Distilled spirits arrived at the International Space Station on Monday, but the astronauts won’t be taking a sip. It is all for a science experiment.
A Japanese company known for its whiskey and other alcoholic beverages included five types of distilled spirits in a space station cargo ship. The space station cargo ship had nearly 10,000 pounds cargo, including six liquor samples.
Japanese astronaut, Kimiya Yui, who operates the station’s big robotic arm, with a lot of assistance from flight controllers, anchored down the supply sent from Yui’s homeland.

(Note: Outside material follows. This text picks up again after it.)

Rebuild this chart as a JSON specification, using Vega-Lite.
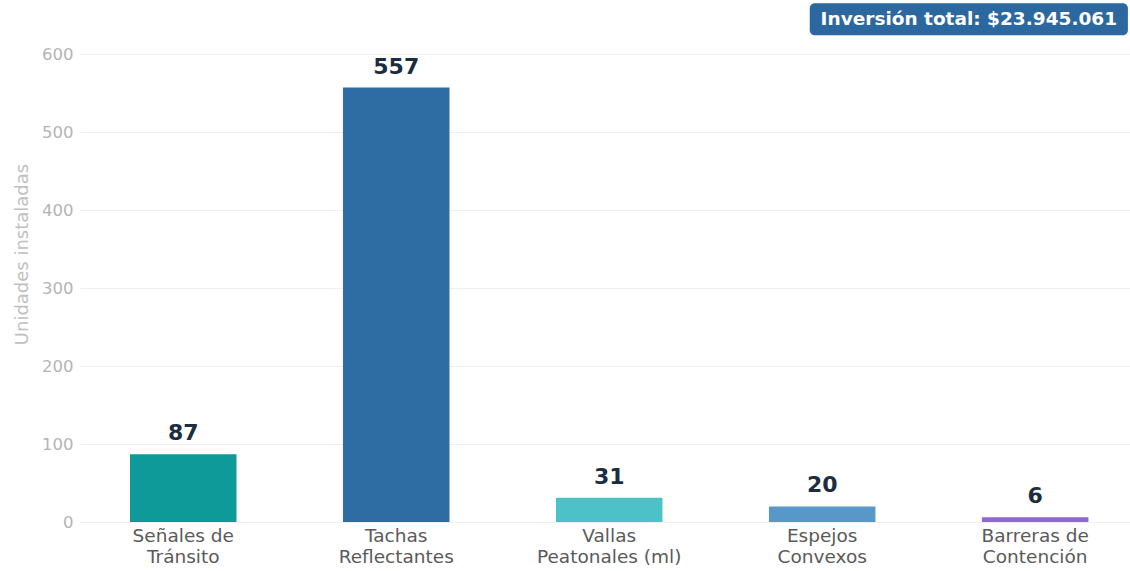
{
  "$schema": "https://vega.github.io/schema/vega-lite/v6.json",
  "width": 1050,
  "height": 468,
  "autosize": "none",
  "padding": {"left": 80, "top": 54, "right": 0, "bottom": 49},
  "background": "white",
  "config": {
    "font": "DejaVu Sans",
    "view": {"stroke": null}
  },
  "datasets": {
    "bars": [
      {"cat": "Señales de Tránsito", "value": 87, "color": "#0f9a9a"},
      {"cat": "Tachas Reflectantes", "value": 557, "color": "#2e6da3"},
      {"cat": "Vallas Peatonales (ml)", "value": 31, "color": "#4cc2c8"},
      {"cat": "Espejos Convexos", "value": 20, "color": "#5898c8"},
      {"cat": "Barreras de Contención", "value": 6, "color": "#9168d0"}
    ],
    "badge": [
      {"text": "Inversión total: $23.945.061"}
    ]
  },
  "layer": [
    {
      "data": {"name": "bars"},
      "encoding": {
        "x": {
          "field": "cat", "type": "nominal", "sort": null,
          "scale": {"paddingInner": 0.5, "paddingOuter": 0.215, "align": 0.546},
          "axis": {
            "title": null, "labelAngle": 0, "domain": false, "ticks": false,
            "labelColor": "#5a5a5a", "labelFontSize": 18.5, "labelPadding": 4,
            "labelLineHeight": 21,
            "labelExpr": "split(replace(datum.label, regexp(' (?!de )'), '|'), '|')"
          }
        },
        "y": {
          "field": "value", "type": "quantitative",
          "scale": {"domain": [0, 600], "nice": false},
          "axis": {
            "title": "Unidades instaladas", "titleColor": "#c0c0c0", "titleFontSize": 18,
            "titleFontWeight": "normal", "titleAngle": -90, "titleX": -58, "titleY": 200,
            "titleAlign": "center", "titleBaseline": "middle",
            "values": [0, 100, 200, 300, 400, 500, 600],
            "domain": false, "ticks": false, "labelColor": "#b4b4b4", "labelFontSize": 16.5,
            "labelPadding": 7, "gridColor": "#efefef", "gridWidth": 1
          }
        }
      },
      "layer": [
        {
          "mark": {"type": "bar"},
          "encoding": {
            "color": {"field": "color", "type": "nominal", "scale": null}
          }
        },
        {
          "mark": {"type": "text", "baseline": "bottom", "dy": -9, "fontSize": 22, "fontWeight": "bold", "color": "#1b2d40"},
          "encoding": {
            "text": {"field": "value", "type": "quantitative"}
          }
        }
      ]
    },
    {
      "data": {"name": "badge"},
      "layer": [
        {
          "mark": {"type": "rect", "color": "#2c68a0", "cornerRadius": 5, "clip": false},
          "encoding": {
            "x": {"datum": 0.695, "type": "quantitative", "scale": {"domain": [0, 1], "nice": false}, "axis": null},
            "x2": {"datum": 0.998},
            "y": {"datum": 624, "type": "quantitative"},
            "y2": {"datum": 665}
          }
        },
        {
          "mark": {"type": "text", "color": "white", "fontSize": 18.5, "fontWeight": "bold", "align": "center", "baseline": "middle", "clip": false},
          "encoding": {
            "x": {"datum": 0.8465, "type": "quantitative", "scale": {"domain": [0, 1], "nice": false}, "axis": null},
            "y": {"datum": 645, "type": "quantitative"},
            "text": {"field": "text"}
          }
        }
      ]
    }
  ],
  "resolve": {"scale": {"x": "independent"}}
}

Hindustan Times reported that it was an experiment conducted by Suntory Global Innovation Center In Tokyo, to see if the alcohol has the same impact on people in space as they have on Earthians when they are living there. The samples will be kept in space for nearly a year. An identical set of samples will be stored in Japan too.
NASA too had a say in this experiment as spokesman Dan Huot reportedly said that all research flown to the space station is agreed upon by everyone involved.
It’s not the first liquor-related space study. Previously, Japan had sent up 12 mice aboard the Kounotori vessel, Japanese for white stork, as part of an aging study.
NASA has considerable equipment aboard the supply capsule. Many of them are replacements for items lost in SpaceX supply which failed to run at the end of June.
US astronaut Scott Kelly in a series of tweets has been updating the recent happenings in space, the fresh supplies being one of them.